Le programme A400M m'inquiète. À l'automne dernier, puis au printemps, j'ai publiquement exprimé mes inquiétudes face au silence d'EADS sur les retards de ce programme. Aujourd'hui, on nous annonce des délais supplémentaires pour livrer le premier appareil et des surcoûts importants. Est-il vraiment certain qu'il n'y aura pas de nouveaux dérapages ? Pour ma part, je reste très inquiet et vous demande, monsieur le ministre, d'être extrêmement ferme vis-à-vis de l'industriel sur ce dossier.
Autre point d'inquiétude souligné par de nombreux collègues, les drones. Alors que la France affichait une volonté forte de disposer de ces équipements indispensables sur les plans tactique et stratégique, des choix industriels hasardeux et des atermoiements militaires nous ont fait prendre un retard aujourd'hui quasi insurmontable. Nous avions de l'avance en 2000 en matière de drones ; nous voici aujourd'hui à la traîne. Il est donc temps de réagir avec force sur cette question.
Troisième et ultime remarque : plusieurs exercices sont actuellement en cours et auront une incidence sur les équipements de nos armées dans les années à venir. Le Livre blanc, la revue de programmes et la RGPP redessineront le cadre décisionnel, le suivi et la nature des prochains programmes d'équipements militaires. Les places et responsabilités du chef d'état-major des armées, des états-majors d'armées et de la DGA devront être précisées. Le suivi et le contrôle des industriels devront être resserrés.

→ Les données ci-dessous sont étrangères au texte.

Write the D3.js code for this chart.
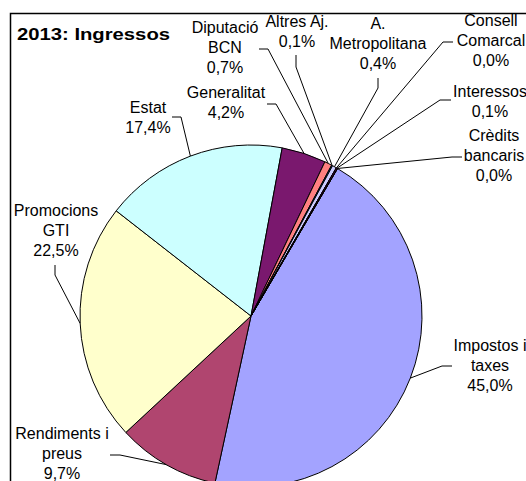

Le Parlement ne doit pas être absent de cette réforme. Certes, des députés sont associés à la rédaction du Livre blanc, et c'est une très bonne chose. Mais le rôle du Parlement doit se prolonger au-delà. Le président Teissier a mis en place sous la précédente législature une mission d'information sur le contrôle de l'exécution des crédits de la défense. Cette excellente initiative a contribué au respect des termes de la loi de programmation militaire.
En matière d'équipements, il conviendrait de faire de même. La mise en place d'une mission d'information permanente sur le suivi des programmes d'armement est un impératif démocratique.